Blue Jasmine n’a d’intérêt que pour la prestation de Cate Blanchett (prestation pour laquelle elle a d’ailleurs reçu moult récompenses). Et cette critique pourrait s’arrêter là puisque cette phrase résume à elle seule le fond de ma pensée. Sauf que voilà, un peu d’argumentation n’a jamais fait de mal à personne donc pourquoi s’en priver.
Pourquoi Blue Jasmine ne revêt pas plus d’intérêt que cela à mes yeux ? C’est une excellente question à dire vrai puisqu’il n’existe pas véritablement de réponse à celle-ci. Disons que c’est un sentiment général. Une impression personnelle qui ne sera sûrement pas partagée par la majorité.
Blue Jasmine, c’est un film qui est monté dans le désordre, avec des allers-retours incessants entre le passé et le présent, sans aucune transition. On virevolte entre la gloire et la déchéance de Jasmine en un battement de cils, les souvenirs remontant à la surface suite à un événement ou une phrase lancée par un autre protagoniste. Le souci de cette construction non linéaire c’est que la montée en puissance des émotions ne se fait pas du tout. La logique aurait voulu qu’on trouve Jeannette à l’apogée de sa gloire au début du film puis que peu à peu, on découvre les magouilles de son mari ainsi que ses aventures extraconjugales, jusqu’à son arrestation. Ainsi, le spectateur aurait pu assister à l’effondrement progressif de l’héroïne jusqu’à son internement et cette arrivée chez sa sœur, des mites plein le porte-monnaie, pour embrayer sur son présent. En tout cas, je pense qu’avec cette construction, ce film – et surtout le sort de cette femme – aurait trouvé nettement plus grâce à mes yeux.
Ensuite, Blue Jasmine poursuit son déséquilibre temporel en demeurant entre deux époques. D’un côté, on aperçoit des téléphones portables, des ordinateurs et les vêtements sont relativement modernes, ce qui implique que l’histoire se déroule à une période proche de l’actuel. Mais de l’autre, il y a cette musique désuète qui surplombe le film en permanence, ces blouses d’un autre âge au cabinet du dentiste, cet appartement arrêté dans le temps et cette ambiance vieillotte, suppléée par le jaune prédominant de la photographie, qui nous renvoient dans les années 30. Le contraste est sûrement volontaire de la part du réalisateur (après tout, Jasmine est restée figée dans son passé), mais il ne fonctionne pas sur moi.

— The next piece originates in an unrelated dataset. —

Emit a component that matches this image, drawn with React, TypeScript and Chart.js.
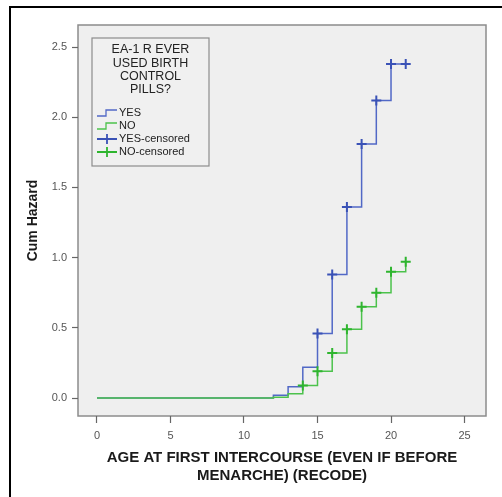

D’autant plus que le rythme est sensiblement lent. Certes, on passe du passé au présent sans arrêt mais ce n’est pas ce qui construit le rythme d’un film. Ce sont ses actions. Et là, globalement, il ne se passe pas grand-chose. Jasmine arrive en ville, Jasmine boit, Jasmine visite San Francisco, Jasmine boit, Jasmine prend des cours d’informatique, Jasmine boit, Jasmine répond au téléphone, Jasmine boit, etc. jusqu’à la fin du film. Et entre deux atermoiements qui s’étalent, il y a ces petites saynètes de quelques secondes, trop courtes pour accrocher l’attention du spectateur et rendre le film un peu plus palpitant.
A côté de ça, les acteurs sont tous très bons et, effectivement, Cate Blanchett délivre une prestation remarquablement réaliste (elle est loin d’être séduisante lorsqu’elle revient de son périple pour aller voir son fils), mais tous ces protagonistes sont restés fades pour moi, du début à la fin. Jamais je n’ai ressenti une quelconque sympathie pour l’un, ou antipathie pour l’autre (même pas le dentiste qui l’agresse). Toutes les petites mésaventures qui leur tombent sur le coin du crâne m’ont laissée froide (le cas de Ginger aurait pu accrocher mon attention si Augie et Chili n’avaient pas été de gros beaufs).
Tout ça aboutit donc sur un film assez mou du genou, où tous ces gens qui apparaissent à l’écran vivent leur petite vie loin du spectateur, menée par une héroïne hautaine et acerbe, déconnectée des réalités et ivre les trois-quarts du temps.